Your objective:
Return the first line, the line containing "o4 = [3.75, 4.06, 4.18, 4.30, 3.56]", and every line between them, exactly as they stand.

Extracted entries:
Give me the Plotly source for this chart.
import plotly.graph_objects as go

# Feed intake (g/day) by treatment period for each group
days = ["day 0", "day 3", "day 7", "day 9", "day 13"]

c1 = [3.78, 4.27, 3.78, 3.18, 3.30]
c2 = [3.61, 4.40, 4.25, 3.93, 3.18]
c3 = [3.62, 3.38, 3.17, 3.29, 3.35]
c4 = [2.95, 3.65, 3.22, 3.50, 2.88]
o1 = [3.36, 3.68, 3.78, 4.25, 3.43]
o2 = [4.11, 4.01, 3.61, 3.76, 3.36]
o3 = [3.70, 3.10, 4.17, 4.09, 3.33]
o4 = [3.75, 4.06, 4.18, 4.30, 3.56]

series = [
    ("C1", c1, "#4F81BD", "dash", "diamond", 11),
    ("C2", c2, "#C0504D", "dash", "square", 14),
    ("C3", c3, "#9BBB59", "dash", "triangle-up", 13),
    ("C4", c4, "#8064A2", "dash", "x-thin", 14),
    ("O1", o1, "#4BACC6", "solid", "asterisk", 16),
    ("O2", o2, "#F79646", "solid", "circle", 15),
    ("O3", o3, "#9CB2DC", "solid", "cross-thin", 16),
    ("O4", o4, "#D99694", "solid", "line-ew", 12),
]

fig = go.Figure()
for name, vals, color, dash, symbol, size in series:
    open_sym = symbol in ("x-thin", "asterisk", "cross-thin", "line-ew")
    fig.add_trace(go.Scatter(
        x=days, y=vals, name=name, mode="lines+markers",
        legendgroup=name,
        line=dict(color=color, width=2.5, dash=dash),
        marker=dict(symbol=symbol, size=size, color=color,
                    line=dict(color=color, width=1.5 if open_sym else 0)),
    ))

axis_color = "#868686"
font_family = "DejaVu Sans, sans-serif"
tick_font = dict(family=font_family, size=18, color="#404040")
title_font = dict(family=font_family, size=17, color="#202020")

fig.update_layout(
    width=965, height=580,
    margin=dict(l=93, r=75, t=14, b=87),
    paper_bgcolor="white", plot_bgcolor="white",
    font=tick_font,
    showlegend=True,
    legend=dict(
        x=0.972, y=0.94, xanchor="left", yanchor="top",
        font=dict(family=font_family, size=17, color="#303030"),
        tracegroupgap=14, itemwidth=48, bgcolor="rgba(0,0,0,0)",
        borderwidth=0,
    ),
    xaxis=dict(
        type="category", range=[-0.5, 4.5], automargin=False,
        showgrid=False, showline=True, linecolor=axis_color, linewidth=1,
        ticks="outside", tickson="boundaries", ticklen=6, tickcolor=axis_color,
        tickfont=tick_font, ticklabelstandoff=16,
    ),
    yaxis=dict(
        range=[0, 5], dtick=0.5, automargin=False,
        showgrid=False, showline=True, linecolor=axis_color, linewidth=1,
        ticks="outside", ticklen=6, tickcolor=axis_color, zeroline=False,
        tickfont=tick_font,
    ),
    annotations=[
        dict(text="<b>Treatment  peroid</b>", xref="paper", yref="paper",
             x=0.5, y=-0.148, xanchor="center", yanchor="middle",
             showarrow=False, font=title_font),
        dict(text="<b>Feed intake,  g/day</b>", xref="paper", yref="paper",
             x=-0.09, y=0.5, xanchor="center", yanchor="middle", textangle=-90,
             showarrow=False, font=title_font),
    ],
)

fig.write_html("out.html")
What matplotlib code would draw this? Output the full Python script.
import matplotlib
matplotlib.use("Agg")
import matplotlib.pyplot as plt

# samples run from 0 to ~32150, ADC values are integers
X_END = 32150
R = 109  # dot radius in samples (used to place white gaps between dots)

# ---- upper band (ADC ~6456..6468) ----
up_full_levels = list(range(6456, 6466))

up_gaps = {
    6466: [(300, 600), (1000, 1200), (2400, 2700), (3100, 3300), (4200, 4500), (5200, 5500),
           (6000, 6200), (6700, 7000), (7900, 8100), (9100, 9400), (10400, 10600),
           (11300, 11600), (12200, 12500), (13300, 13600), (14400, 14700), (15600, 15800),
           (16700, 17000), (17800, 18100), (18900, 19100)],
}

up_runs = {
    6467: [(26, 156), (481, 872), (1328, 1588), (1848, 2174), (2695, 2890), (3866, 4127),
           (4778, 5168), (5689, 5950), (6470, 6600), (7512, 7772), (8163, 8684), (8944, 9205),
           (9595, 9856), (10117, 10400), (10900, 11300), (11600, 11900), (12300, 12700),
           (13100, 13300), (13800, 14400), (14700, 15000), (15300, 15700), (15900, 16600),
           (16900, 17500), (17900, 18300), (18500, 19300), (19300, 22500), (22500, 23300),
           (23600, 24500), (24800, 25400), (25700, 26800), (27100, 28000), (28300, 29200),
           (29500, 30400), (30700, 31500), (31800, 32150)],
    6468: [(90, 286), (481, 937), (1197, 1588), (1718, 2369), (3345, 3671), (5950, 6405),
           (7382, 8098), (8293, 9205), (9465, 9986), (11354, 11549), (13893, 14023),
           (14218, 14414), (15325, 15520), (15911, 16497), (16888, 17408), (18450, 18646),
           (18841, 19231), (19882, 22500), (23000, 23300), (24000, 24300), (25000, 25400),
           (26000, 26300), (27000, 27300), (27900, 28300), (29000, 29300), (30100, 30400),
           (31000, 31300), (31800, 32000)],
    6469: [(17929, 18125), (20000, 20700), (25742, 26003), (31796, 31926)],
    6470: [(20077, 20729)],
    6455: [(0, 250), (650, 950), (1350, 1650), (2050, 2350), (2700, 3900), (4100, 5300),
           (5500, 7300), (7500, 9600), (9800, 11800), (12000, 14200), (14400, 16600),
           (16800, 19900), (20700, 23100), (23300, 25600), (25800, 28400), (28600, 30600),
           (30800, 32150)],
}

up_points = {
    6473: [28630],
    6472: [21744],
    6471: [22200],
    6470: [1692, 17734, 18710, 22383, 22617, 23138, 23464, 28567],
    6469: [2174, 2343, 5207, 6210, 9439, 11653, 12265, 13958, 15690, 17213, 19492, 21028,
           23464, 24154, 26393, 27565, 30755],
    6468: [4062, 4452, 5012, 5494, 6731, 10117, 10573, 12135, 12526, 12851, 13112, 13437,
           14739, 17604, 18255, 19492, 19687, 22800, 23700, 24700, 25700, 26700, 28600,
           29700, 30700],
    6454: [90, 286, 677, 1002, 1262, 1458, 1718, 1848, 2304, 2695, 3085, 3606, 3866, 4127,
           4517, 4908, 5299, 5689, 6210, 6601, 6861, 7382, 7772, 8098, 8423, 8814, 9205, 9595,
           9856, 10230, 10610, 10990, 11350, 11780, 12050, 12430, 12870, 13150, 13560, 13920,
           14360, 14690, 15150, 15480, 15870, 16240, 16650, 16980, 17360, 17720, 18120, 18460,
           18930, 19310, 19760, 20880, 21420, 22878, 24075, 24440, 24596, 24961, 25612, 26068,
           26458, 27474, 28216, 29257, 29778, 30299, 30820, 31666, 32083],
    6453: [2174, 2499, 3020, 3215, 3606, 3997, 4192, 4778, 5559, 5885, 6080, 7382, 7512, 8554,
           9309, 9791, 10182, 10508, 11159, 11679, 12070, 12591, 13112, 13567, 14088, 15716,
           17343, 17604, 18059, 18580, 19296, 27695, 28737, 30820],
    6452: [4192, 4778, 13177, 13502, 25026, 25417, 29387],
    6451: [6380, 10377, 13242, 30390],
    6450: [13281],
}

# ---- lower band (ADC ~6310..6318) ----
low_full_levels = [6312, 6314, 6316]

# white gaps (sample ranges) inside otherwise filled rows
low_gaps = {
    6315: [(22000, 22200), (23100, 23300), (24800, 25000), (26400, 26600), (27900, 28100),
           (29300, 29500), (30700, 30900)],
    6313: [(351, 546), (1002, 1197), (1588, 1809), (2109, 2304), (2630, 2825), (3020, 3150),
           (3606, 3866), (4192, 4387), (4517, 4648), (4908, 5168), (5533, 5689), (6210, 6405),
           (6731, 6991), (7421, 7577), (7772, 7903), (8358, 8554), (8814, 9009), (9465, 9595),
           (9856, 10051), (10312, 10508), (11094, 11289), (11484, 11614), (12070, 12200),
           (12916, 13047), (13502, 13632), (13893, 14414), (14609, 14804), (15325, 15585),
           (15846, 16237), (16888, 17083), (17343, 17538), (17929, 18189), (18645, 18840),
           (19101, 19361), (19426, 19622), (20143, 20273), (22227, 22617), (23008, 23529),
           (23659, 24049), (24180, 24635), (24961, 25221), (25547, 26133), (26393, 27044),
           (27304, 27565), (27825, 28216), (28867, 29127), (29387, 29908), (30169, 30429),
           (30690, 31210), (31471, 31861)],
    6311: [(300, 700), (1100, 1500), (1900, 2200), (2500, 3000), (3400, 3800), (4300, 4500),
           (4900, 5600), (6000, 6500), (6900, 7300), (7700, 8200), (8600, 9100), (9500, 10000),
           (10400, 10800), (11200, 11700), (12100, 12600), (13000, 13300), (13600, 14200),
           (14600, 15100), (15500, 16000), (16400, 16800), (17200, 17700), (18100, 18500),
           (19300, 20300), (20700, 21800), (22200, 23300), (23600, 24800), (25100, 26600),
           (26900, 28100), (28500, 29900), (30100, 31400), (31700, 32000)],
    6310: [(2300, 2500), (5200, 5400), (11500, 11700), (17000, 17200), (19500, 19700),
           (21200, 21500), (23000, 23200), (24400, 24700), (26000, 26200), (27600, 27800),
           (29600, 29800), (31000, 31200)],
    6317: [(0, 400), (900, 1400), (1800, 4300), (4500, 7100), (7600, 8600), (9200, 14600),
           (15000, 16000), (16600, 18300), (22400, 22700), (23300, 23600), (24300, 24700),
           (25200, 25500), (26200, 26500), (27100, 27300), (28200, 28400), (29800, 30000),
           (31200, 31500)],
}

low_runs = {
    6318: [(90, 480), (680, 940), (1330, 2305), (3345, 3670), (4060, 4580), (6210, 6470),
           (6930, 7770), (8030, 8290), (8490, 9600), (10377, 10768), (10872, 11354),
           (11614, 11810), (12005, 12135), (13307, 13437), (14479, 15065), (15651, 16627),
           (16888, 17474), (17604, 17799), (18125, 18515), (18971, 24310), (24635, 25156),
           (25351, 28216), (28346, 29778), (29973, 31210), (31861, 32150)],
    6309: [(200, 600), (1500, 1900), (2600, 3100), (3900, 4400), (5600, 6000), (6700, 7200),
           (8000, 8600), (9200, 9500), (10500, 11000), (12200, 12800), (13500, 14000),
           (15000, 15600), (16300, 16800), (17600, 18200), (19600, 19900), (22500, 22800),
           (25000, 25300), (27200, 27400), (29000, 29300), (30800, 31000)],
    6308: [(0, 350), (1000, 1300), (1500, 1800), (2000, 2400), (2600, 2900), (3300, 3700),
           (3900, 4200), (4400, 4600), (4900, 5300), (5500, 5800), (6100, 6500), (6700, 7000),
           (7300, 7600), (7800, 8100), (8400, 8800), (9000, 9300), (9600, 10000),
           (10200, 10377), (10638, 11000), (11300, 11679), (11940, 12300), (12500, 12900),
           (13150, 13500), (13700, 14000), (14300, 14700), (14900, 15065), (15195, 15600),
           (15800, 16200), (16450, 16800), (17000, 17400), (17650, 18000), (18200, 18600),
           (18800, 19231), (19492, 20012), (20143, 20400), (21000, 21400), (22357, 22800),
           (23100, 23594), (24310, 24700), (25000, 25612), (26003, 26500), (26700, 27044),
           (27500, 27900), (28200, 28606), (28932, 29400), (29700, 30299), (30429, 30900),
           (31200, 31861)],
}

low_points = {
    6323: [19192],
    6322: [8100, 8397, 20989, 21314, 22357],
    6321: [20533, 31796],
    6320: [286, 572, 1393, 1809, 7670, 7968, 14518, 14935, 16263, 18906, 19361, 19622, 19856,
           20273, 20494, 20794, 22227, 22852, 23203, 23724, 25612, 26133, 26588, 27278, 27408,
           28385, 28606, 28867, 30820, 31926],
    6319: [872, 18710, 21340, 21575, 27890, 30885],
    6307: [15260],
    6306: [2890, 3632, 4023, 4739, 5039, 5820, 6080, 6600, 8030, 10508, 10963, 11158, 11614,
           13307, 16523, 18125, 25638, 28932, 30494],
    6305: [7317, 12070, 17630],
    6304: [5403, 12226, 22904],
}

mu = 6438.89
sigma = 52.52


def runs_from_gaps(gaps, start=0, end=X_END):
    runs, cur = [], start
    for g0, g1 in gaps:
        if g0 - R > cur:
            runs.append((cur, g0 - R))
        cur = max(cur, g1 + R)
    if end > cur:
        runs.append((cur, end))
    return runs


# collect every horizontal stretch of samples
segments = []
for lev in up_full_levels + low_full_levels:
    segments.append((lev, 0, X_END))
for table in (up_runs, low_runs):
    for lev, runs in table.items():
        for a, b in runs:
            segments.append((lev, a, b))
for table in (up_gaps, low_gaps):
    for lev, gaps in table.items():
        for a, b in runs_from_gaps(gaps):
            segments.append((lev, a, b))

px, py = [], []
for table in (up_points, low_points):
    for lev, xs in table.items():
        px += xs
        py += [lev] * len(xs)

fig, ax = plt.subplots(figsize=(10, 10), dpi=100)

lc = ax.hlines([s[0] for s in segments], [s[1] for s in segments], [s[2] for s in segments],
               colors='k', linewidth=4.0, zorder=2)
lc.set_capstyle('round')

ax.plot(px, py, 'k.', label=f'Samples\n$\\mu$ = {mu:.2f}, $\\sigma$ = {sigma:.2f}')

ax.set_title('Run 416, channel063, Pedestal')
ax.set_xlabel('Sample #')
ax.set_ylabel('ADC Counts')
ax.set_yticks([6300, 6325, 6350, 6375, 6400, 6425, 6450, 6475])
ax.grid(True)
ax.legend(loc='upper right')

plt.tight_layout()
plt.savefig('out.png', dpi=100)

Task solution:
Give me the Plotly source for this chart.
import plotly.graph_objects as go

# Feed intake (g/day) by treatment period for each group
days = ["day 0", "day 3", "day 7", "day 9", "day 13"]

c1 = [3.78, 4.27, 3.78, 3.18, 3.30]
c2 = [3.61, 4.40, 4.25, 3.93, 3.18]
c3 = [3.62, 3.38, 3.17, 3.29, 3.35]
c4 = [2.95, 3.65, 3.22, 3.50, 2.88]
o1 = [3.36, 3.68, 3.78, 4.25, 3.43]
o2 = [4.11, 4.01, 3.61, 3.76, 3.36]
o3 = [3.70, 3.10, 4.17, 4.09, 3.33]
o4 = [3.75, 4.06, 4.18, 4.30, 3.56]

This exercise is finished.